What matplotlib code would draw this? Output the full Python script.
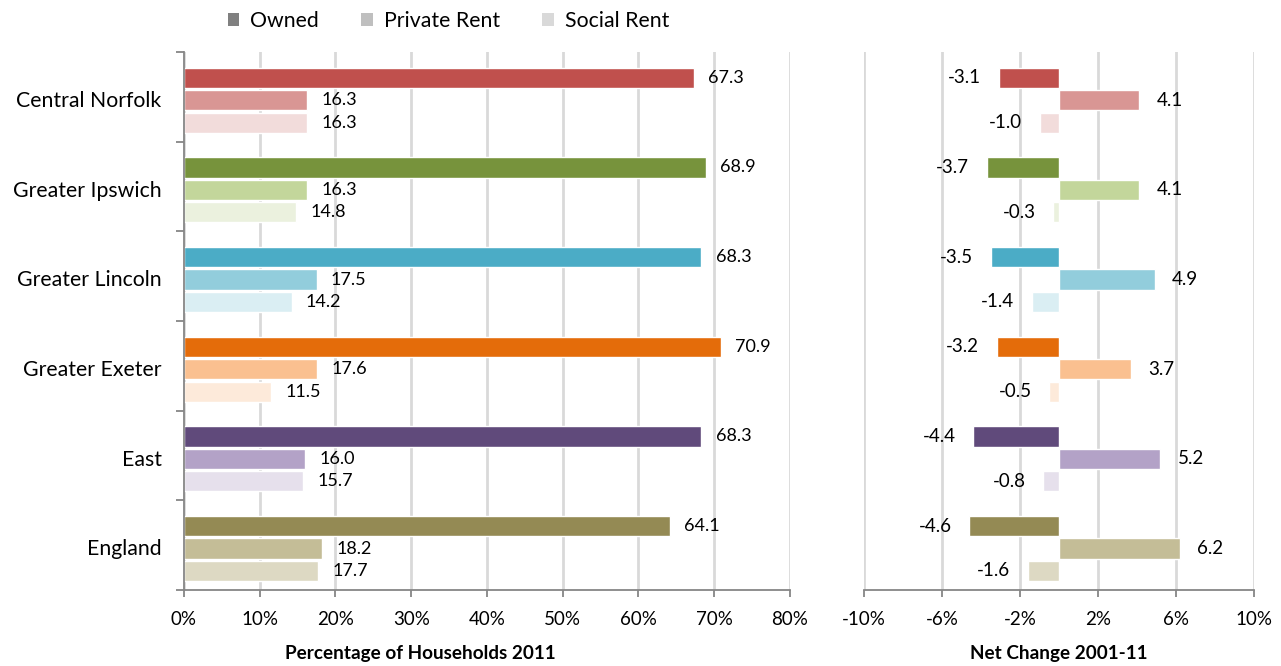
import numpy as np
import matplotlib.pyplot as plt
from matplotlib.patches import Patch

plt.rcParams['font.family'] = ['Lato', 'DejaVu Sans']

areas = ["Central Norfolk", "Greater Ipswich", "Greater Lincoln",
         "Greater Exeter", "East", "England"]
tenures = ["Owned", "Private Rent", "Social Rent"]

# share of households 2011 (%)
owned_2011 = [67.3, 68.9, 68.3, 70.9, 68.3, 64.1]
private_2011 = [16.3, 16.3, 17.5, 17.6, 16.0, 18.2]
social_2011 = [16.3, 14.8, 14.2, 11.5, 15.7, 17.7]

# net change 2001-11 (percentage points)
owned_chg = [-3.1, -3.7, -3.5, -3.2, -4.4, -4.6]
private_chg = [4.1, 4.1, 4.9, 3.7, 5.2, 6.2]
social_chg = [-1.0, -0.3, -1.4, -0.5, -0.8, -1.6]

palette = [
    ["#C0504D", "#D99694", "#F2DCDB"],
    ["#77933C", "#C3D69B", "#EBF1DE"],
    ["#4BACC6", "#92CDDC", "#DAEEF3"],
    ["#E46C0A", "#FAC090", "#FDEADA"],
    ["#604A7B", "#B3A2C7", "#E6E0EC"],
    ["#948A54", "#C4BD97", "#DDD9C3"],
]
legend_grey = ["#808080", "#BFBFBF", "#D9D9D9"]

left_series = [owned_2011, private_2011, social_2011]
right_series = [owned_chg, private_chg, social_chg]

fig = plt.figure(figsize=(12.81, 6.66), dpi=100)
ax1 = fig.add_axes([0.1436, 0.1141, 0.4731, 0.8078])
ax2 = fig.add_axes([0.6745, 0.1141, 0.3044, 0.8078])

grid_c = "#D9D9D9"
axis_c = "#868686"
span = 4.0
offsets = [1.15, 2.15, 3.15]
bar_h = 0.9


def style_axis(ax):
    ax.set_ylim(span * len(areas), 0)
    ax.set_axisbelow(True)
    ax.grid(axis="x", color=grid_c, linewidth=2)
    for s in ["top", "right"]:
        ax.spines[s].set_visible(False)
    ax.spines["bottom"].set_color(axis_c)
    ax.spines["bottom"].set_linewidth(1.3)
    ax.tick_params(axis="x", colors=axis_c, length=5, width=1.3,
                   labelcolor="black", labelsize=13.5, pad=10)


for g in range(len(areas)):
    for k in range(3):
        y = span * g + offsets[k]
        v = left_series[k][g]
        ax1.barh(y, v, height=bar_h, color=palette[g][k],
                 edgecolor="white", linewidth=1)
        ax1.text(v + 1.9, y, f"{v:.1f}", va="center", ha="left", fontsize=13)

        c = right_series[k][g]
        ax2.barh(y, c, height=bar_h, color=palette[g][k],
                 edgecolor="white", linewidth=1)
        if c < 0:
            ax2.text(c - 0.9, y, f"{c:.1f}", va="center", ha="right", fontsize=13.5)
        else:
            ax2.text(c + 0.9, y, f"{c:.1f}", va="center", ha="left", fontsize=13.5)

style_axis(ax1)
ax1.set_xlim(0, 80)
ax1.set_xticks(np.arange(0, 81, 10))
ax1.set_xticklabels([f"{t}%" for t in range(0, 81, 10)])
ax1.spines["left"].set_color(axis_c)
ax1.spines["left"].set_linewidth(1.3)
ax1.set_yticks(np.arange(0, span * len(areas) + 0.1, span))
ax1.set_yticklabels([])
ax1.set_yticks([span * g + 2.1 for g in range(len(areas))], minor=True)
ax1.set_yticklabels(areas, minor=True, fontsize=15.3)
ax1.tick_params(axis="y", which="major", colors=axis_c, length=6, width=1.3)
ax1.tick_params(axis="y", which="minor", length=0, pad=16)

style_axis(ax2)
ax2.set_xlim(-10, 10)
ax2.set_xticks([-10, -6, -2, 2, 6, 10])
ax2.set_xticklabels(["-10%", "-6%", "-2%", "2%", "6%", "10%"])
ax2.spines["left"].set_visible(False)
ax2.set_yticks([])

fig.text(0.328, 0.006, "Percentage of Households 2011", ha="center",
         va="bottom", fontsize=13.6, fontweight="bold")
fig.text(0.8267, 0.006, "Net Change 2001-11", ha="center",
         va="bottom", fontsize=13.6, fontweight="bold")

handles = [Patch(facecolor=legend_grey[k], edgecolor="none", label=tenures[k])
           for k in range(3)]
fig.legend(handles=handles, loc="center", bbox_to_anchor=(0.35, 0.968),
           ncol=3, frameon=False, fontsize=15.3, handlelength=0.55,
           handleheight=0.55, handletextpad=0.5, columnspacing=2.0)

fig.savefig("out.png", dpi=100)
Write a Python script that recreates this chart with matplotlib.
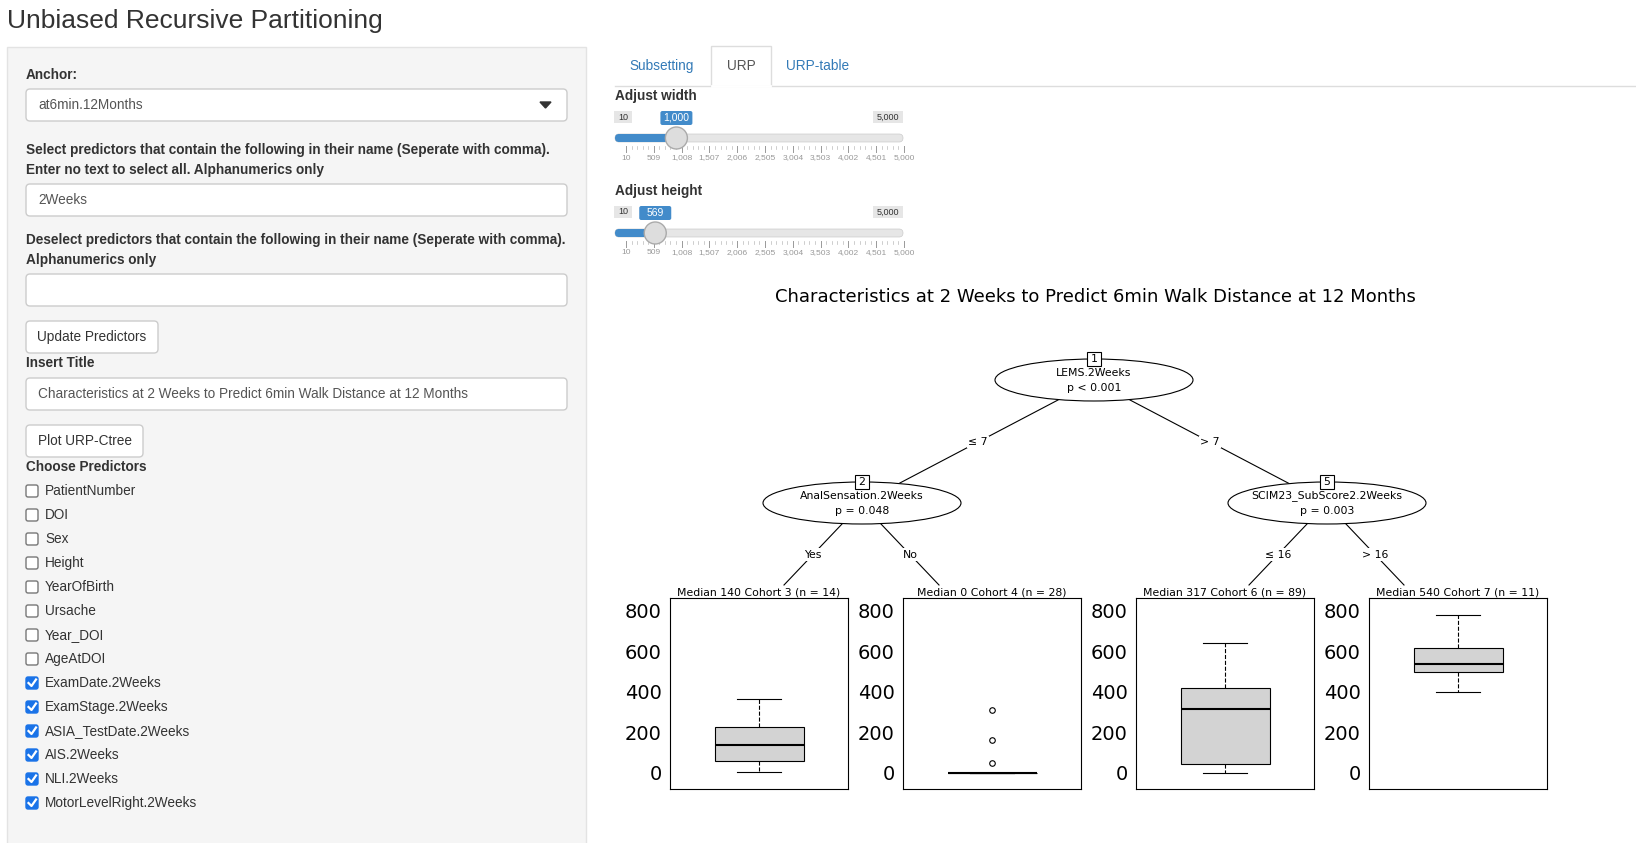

★ ★ ★ ★ ★

> **TASK STATEMENT**
Check each line of the records for the word "this", and show the lines that contain it.

> **SOLVED EXERCISE**
What matplotlib code would draw this? Output the full Python script.
Write a Python script that recreates this chart with matplotlib.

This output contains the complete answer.